I’ve lived the majority of my life abhorring violence, particularly violence against women and children; that’s what I grew up with. Unfortunately I participated in my own share of emotional abuse back in the day and am not proud of those unsettling moments.

However, I never made abuse of any kind my personal cause. It was just something I didn’t like, shaking my head at the tragedies reported by the media, maybe vocalizing my distaste to my wife, a family member or a friend.

It’s different now. Having a child is the catalyst of cause to action. I hold my daughter and I remember what my mother, sister and me went through all those years ago. I recall the pain I caused others all those years ago. That’s why I participated in The Human Race and will continue to do more.

We all have a choice and sometimes all we need is a catalyst. People can change for the better. Cycles of violence can be broken. We can be personally responsible.

Last month I listened to a Bill Moyer interview with Marta Peláez, president and CEO of Family Violence Prevention Services, Inc.

The interview was quite informative and disturbing as well, but one thing in particular that caught my ear was the discussion of her intervention services for the abusers themselves.
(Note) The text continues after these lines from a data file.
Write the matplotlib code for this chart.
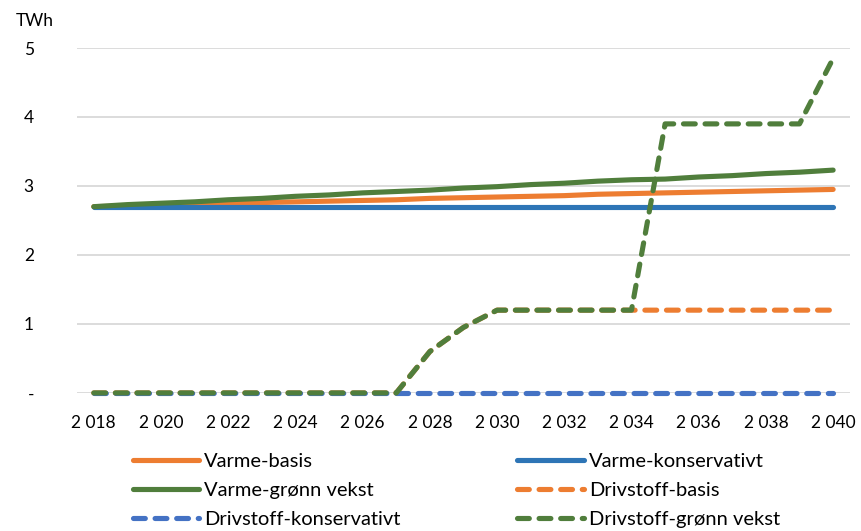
import matplotlib
matplotlib.use("Agg")
import matplotlib.pyplot as plt

years = list(range(2018, 2041))
varme_basis = [2.70, 2.71, 2.72, 2.73, 2.75, 2.76, 2.77, 2.78, 2.79, 2.80, 2.82, 2.83,
               2.84, 2.85, 2.86, 2.88, 2.89, 2.90, 2.91, 2.92, 2.93, 2.94, 2.95]
varme_konservativt = [2.70] * 23
varme_gronn = [2.70, 2.73, 2.75, 2.77, 2.80, 2.82, 2.85, 2.87, 2.90, 2.92, 2.94, 2.97,
               2.99, 3.02, 3.04, 3.07, 3.09, 3.10, 3.13, 3.15, 3.18, 3.20, 3.23]
drivstoff_basis = [0, 0, 0, 0, 0, 0, 0, 0, 0, 0, 0.60, 0.95,
                   1.20, 1.20, 1.20, 1.20, 1.20, 1.20, 1.20, 1.20, 1.20, 1.20, 1.20]
drivstoff_konservativt = [0] * 23
drivstoff_gronn = [0, 0, 0, 0, 0, 0, 0, 0, 0, 0, 0.60, 0.95,
                   1.20, 1.20, 1.20, 1.20, 1.20, 3.90, 3.90, 3.90, 3.90, 3.90, 4.85]
y_ticks = [0, 1, 2, 3, 4, 5]
y_labels = ["-", "1", "2", "3", "4", "5"]

ORANGE = "#ed7d31"
BLUE = "#2e75b6"
LBLUE = "#4472c4"
GREEN = "#507e3c"

plt.rcParams["font.family"] = ["Lato", "DejaVu Sans"]

fig = plt.figure(figsize=(8.62, 5.31), dpi=100)
ax = fig.add_axes([0.0893, 0.26, 0.8967, 0.6496])

x = list(range(len(years)))
lw = 3.7
dash = (2.3, 1.9)
series = [
    ("Varme-basis", varme_basis, ORANGE, "-"),
    ("Varme-konservativt", varme_konservativt, BLUE, "-"),
    ("Varme-grønn vekst", varme_gronn, GREEN, "-"),
    ("Drivstoff-basis", drivstoff_basis, ORANGE, "--"),
    ("Drivstoff-konservativt", drivstoff_konservativt, LBLUE, "--"),
    ("Drivstoff-grønn vekst", drivstoff_gronn, GREEN, "--"),
]
handles = []
for label, vals, col, ls in series:
    kw = dict(color=col, lw=lw, solid_capstyle="round", label=label, clip_on=False)
    if ls == "--":
        line, = ax.plot(x, vals, dashes=dash, dash_capstyle="round", **kw)
    else:
        line, = ax.plot(x, vals, **kw)
    handles.append(line)

ax.set_xlim(-0.5, len(years) - 0.5)
ax.set_ylim(0, 5)
ax.set_yticks(y_ticks)
ax.set_yticklabels(y_labels)
ax.set_xticks(x[::2])
ax.set_xticklabels([f"{y // 1000} {y % 1000:03d}" for y in years[::2]])
ax.tick_params(length=0, labelsize=12.5)
ax.tick_params(axis="y", pad=31)
ax.tick_params(axis="x", pad=16)
ax.grid(axis="y", color="#d9d9d9", lw=1.3)
ax.set_axisbelow(True)
for s in ax.spines.values():
    s.set_visible(False)

fig.text(0.018, 0.96, "TWh", fontsize=12.5, va="center", ha="left")

order = [0, 2, 4, 1, 3, 5]
leg = fig.legend([handles[i] for i in order], [series[i][0] for i in order],
                 ncol=2, loc="upper left", bbox_to_anchor=(0.154, 0.147),
                 frameon=False, fontsize=14.5, handlelength=3.3, handletextpad=0.25,
                 columnspacing=5.8, labelspacing=0.6, borderaxespad=0, borderpad=0)

fig.savefig("out.png", dpi=100)
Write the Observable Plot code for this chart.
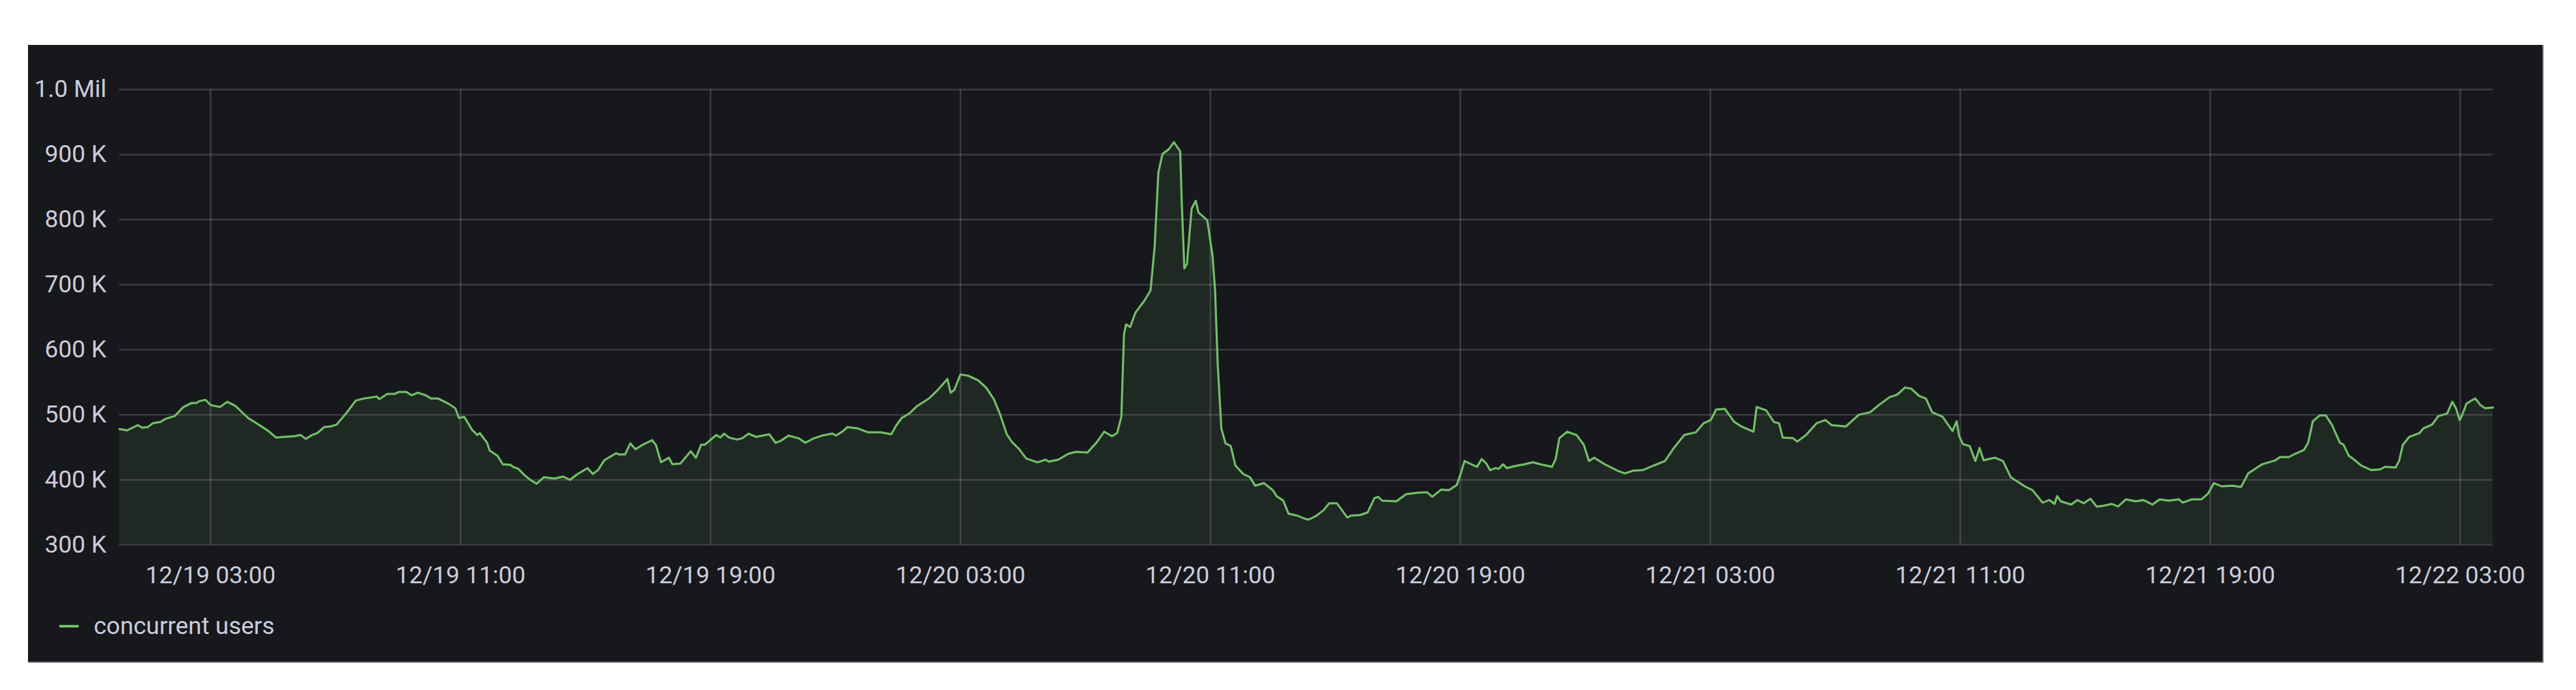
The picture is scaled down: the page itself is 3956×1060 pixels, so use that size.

You don’t hear much about that, how some organizations work with the abusers to get them to understand they have a choice, that they can walk away from hitting and hurting, resolve their anger issues in other ways.

I was happy to hear that the Obama administration and Congress approved a funding package increases support for key programs that help to prevent domestic violence and support victimsnearly $70 million in increases for effective programs related to domestic violence, a tremendous accomplishment to help end against domestic violence. The bill includes more than $15 million in increases for the Violence Against Women Act, a $45 million increase for the Victims of Crime Act, and a $5.1 million increase for the Family Violence Prevention and Services Act. Following last year's cuts, the bill restores funding levels to those of previous years.

Thank God there are these resources. We all have choices. People can change for the better. Cycles of violence can be broken. We can be personally responsible.

What’s your catalyst of cause to action?